** STATED EXERCISE **
Which lines below hold the word "that"? Copy all of them.

** WORKING DATA **
-----

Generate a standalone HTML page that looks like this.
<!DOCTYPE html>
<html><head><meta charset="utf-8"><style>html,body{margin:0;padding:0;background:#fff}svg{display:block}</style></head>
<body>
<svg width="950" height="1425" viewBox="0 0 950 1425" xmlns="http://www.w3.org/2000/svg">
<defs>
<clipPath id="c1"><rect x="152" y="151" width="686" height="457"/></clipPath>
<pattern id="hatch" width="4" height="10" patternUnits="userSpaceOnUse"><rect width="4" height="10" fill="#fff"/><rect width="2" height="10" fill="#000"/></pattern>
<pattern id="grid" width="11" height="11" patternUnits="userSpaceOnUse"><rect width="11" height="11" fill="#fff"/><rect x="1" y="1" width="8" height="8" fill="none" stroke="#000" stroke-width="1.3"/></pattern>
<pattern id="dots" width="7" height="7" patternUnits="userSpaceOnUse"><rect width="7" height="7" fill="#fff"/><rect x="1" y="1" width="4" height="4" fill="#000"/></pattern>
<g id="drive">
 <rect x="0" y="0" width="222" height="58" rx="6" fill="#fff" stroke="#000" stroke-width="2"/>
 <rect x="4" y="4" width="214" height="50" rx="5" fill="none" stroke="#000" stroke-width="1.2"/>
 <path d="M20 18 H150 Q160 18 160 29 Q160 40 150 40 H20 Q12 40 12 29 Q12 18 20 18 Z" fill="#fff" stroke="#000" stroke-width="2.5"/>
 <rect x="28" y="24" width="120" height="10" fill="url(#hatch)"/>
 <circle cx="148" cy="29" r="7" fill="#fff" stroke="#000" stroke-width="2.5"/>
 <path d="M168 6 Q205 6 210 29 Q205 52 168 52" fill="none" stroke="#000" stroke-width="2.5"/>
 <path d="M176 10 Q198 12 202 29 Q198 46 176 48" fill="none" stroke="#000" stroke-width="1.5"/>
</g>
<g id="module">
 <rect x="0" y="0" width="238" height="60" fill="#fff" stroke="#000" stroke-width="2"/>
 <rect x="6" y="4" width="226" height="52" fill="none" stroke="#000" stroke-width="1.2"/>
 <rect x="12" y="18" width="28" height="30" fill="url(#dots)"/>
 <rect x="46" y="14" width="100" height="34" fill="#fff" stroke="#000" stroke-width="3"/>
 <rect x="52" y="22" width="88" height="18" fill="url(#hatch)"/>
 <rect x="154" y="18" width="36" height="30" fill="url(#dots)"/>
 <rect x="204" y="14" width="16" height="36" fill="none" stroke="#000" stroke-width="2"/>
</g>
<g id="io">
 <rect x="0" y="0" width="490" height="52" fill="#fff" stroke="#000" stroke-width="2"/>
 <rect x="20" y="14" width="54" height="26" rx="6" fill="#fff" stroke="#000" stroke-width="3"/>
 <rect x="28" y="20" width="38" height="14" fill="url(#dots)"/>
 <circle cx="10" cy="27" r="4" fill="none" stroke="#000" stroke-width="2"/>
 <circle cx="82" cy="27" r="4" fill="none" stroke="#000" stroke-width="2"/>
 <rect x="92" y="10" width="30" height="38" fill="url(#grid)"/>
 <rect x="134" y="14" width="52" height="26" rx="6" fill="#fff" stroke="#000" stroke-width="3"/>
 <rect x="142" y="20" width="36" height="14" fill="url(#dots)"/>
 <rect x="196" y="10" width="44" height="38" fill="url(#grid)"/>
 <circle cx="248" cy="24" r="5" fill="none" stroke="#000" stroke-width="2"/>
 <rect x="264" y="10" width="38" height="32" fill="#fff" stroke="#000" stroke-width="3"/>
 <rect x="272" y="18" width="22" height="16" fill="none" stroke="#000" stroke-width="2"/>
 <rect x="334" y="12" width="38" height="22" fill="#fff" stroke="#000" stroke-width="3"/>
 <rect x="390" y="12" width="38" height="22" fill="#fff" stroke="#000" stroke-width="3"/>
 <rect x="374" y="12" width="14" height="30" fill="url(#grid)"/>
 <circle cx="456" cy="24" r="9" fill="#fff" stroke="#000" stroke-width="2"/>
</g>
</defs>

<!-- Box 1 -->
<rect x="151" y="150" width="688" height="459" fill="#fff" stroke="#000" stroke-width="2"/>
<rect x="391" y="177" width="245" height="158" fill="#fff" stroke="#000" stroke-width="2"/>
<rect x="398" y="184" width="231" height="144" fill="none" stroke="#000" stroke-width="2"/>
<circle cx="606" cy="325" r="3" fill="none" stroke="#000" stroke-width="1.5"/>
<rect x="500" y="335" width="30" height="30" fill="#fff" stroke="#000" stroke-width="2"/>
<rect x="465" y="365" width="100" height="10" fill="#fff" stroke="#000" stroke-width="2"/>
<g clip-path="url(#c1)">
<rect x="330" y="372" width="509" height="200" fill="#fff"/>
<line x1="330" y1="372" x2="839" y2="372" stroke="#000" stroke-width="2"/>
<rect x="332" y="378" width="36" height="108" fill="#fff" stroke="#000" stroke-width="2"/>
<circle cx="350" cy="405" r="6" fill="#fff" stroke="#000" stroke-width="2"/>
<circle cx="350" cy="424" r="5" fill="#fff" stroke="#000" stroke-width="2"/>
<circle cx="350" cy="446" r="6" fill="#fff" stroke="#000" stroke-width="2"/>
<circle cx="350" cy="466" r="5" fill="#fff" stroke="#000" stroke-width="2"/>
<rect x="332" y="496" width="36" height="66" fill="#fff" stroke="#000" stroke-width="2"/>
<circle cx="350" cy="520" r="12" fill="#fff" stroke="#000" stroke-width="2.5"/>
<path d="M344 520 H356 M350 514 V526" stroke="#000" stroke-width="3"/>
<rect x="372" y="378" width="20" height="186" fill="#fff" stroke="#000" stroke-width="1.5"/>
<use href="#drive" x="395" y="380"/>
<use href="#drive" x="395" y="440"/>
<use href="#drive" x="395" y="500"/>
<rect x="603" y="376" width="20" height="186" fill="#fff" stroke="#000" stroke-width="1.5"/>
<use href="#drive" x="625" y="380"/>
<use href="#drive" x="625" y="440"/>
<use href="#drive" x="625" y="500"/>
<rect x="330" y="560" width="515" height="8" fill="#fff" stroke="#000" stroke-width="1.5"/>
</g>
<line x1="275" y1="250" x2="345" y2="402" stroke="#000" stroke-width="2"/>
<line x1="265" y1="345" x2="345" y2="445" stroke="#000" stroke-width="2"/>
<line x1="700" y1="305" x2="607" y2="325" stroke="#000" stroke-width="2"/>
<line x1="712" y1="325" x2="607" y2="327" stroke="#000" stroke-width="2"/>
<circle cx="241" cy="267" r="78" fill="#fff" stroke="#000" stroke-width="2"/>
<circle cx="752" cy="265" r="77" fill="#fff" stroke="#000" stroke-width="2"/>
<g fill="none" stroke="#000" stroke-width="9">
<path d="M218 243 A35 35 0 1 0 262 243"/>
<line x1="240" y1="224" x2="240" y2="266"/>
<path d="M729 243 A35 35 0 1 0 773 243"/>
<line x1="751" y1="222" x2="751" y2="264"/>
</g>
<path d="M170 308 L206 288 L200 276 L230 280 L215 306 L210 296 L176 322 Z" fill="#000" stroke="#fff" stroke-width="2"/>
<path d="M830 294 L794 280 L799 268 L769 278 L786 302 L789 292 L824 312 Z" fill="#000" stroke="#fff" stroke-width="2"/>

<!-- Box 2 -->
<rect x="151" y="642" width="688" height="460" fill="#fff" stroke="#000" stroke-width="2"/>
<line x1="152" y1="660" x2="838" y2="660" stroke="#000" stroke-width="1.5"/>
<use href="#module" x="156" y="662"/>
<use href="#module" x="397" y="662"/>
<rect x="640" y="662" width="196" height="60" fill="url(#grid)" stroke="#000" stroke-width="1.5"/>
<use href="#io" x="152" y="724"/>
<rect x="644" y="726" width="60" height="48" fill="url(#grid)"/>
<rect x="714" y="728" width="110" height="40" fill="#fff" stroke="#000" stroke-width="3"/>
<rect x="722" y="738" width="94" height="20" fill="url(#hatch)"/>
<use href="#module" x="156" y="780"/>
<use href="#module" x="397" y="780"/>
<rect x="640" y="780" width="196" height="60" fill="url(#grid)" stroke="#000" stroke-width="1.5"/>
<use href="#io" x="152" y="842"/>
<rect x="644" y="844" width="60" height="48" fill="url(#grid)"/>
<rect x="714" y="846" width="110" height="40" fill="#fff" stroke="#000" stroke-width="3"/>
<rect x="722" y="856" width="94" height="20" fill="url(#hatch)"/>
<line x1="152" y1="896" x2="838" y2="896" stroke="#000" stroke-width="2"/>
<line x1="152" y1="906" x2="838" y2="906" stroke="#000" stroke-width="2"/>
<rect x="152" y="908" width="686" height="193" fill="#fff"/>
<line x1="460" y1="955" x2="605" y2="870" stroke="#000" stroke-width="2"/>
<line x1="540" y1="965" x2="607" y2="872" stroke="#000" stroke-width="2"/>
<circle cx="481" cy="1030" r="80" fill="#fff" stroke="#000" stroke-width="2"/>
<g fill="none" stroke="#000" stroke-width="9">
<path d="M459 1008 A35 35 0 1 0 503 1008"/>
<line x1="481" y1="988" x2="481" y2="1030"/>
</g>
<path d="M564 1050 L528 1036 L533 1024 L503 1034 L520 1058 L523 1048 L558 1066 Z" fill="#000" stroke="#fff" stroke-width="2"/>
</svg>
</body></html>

-----

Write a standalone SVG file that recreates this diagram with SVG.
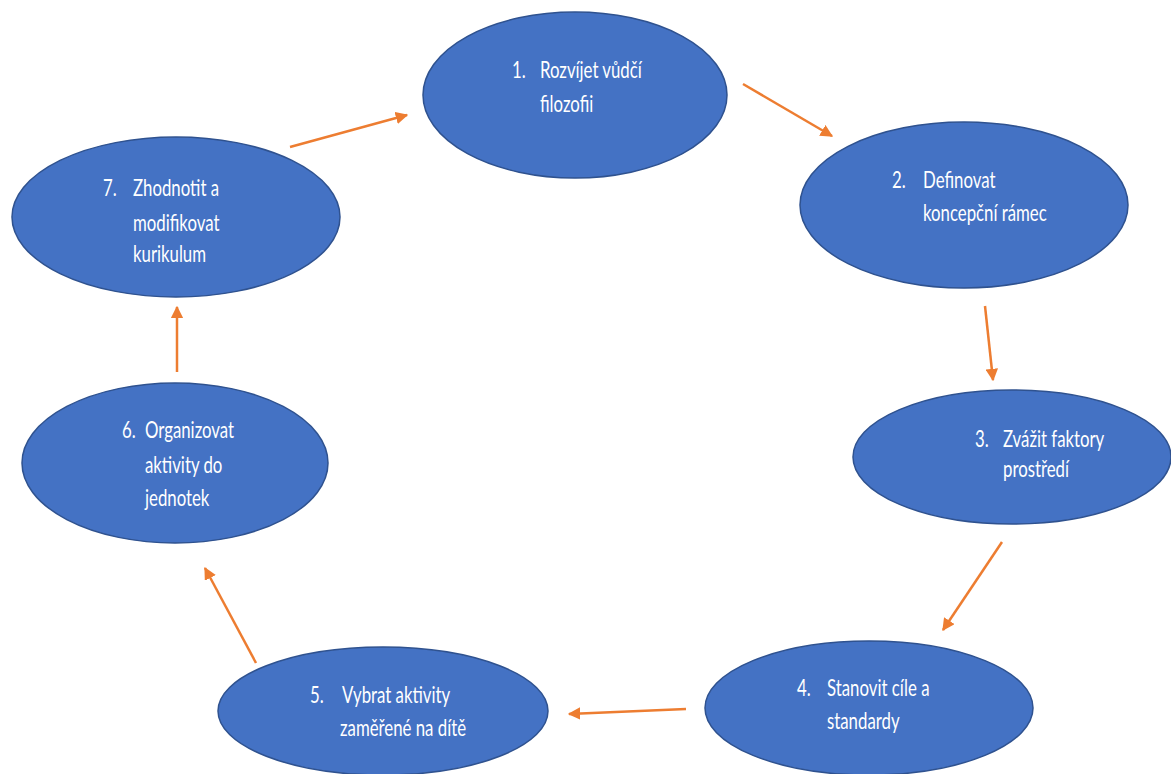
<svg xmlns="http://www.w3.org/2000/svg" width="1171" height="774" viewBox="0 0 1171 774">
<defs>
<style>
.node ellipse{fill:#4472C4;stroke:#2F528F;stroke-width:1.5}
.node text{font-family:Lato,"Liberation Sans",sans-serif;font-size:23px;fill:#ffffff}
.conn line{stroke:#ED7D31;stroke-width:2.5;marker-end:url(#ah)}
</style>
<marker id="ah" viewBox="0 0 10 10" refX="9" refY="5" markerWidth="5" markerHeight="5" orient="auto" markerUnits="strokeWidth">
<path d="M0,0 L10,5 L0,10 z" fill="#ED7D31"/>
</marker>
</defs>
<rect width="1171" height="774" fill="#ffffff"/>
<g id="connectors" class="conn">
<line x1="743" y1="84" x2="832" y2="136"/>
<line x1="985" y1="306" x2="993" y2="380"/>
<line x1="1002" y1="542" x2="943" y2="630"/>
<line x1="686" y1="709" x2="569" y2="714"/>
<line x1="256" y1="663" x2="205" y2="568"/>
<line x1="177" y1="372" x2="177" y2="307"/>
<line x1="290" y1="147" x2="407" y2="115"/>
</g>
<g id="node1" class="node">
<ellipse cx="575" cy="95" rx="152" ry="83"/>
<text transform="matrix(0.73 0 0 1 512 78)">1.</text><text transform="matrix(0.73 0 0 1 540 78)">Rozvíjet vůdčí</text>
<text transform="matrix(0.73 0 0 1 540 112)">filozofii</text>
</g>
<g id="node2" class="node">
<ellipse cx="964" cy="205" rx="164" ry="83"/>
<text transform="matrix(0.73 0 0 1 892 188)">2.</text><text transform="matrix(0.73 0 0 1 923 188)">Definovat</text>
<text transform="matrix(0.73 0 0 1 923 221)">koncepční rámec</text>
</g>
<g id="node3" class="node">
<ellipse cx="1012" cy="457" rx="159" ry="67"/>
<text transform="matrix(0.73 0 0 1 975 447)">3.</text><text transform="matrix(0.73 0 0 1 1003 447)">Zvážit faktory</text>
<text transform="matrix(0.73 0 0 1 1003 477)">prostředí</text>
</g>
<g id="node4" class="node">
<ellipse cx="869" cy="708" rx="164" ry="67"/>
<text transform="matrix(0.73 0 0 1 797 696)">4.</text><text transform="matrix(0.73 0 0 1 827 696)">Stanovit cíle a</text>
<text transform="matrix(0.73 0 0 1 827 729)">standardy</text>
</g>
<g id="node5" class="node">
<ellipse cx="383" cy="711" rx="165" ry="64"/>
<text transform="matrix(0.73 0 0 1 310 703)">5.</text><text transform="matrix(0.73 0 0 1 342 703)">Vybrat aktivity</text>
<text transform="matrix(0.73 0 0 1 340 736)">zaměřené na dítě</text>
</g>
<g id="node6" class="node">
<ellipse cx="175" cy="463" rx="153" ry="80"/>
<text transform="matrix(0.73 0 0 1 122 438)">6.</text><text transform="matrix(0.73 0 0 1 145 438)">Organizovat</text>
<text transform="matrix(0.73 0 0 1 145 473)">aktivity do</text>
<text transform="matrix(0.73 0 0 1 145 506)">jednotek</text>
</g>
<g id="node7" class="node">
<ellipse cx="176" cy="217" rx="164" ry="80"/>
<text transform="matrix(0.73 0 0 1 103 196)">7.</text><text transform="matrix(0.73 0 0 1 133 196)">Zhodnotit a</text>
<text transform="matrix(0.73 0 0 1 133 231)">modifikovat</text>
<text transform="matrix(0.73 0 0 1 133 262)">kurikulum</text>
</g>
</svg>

-----

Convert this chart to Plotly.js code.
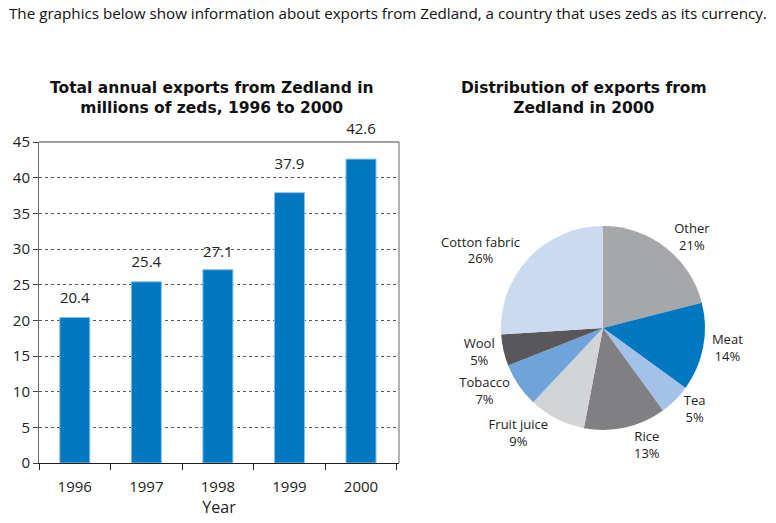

-----

** EXPECTED OUTPUT **
Generate a standalone HTML page that looks like this.
Write a standalone SVG file that recreates this diagram with SVG.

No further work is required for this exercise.